The per-row emit loop then proceeds as if the cursor were at first_changed:

for (int y = first_changed; y <= last_row_to_visit; ++y) {
    if (y > first_changed) out += "\r\n";
    // emit row y's diff
}

Each \r\n advances by one line. Because the cursor started 22 lines below where the loop assumes, every row gets written 22 lines too far down. Old content above stays visible; new content at the bottom overwrites whatever was previously at those positions.

On the next frame when content shrinks back to a normal size, the cycle repeats with a different misalignment, producing the duplicated rows the user observes on the way back to a "normal" view.

The legacy code never tripped this because elastic flex distribution under canvas.height()=500 produced painted heights close to the natural content height — content rarely overflowed the terminal in a single frame.

The fix

Keep compose_inline_frame untouched. Restore legacy's two-compute pattern, but skip the wasted first paint:

// First compute — same constraint legacy passed; flex grow distributes
// under a realistic budget.
build_layout_tree(root, layout_nodes, theme);
layout_nodes[root_idx].style.width = Dimension::fixed(w);
layout::compute(layout_nodes, root_idx, w, canvas.height());
const int needed_h = layout_nodes[root_idx].computed.size.height.raw();

// Resize if too small, then RECOMPUTE under the new height constraint.
// The second compute is what produces the painted layout — flex
// children distribute identically to legacy's second compute.
const int target = std::max(min_height, needed_h + kHSlack);
if (canvas.height() < target) {
    canvas.resize(w, target);
    layout::compute(layout_nodes, root_idx, w, target);
}

// Single paint pass — into a correctly-sized canvas.
paint_element(root, canvas, pool, layout_nodes, root_idx, 0, 0);

Two changes from the broken attempt:

  1. First compute at canvas.height(), not kBigH. Flex distribution matches legacy. The layout engine still reports natural content height in computed.size.height even when it exceeds the constraint, so we still discover the needed size. For frames that fit, this is the only compute.
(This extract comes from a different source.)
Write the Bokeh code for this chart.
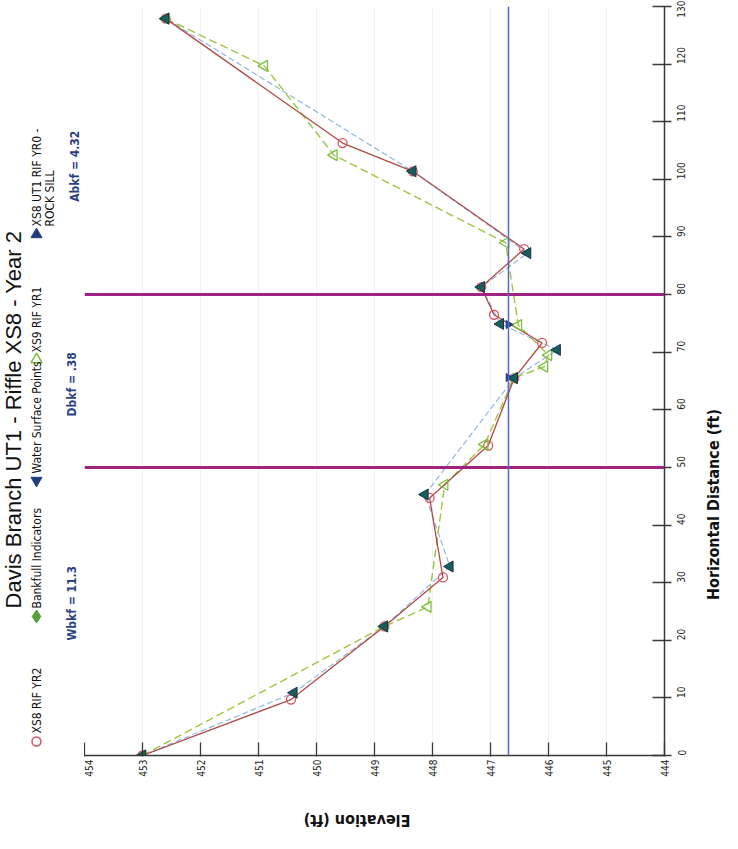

  2. Recompute after resize. The painted layout is the result of the post-resize compute, with the new height as the constraint. That's exactly what legacy's second render_tree call produced. Byte-for-byte visual equivalence with legacy.

What's preserved

Property Legacy Broken attempt Working version
Painted layout matches legacy ✗ (kBigH skew)
OOB cache window closed
Paint passes per frame (no overflow) 1 1 1
Paint passes per frame (overflow) 2 1 1
Compute passes per frame (no overflow) 1 1 1
Compute passes per frame (overflow) 2 1 2

The working version is at least as fast as legacy in every case, and strictly faster when content overflows (one paint saved). The OOB window is closed because we never paint into an undersized canvas.

Invariant for future readers

The layout that gets painted must come from a layout::compute call whose height parameter is at least as large as the canvas about to receive the paint.

If you ever find yourself wanting to merge the two computes back into one — by passing kBigH to the first compute, or by trusting that the first compute's elastic distribution is the same as it would be under a different constraint — re-read this doc. The two computes aren't redundant.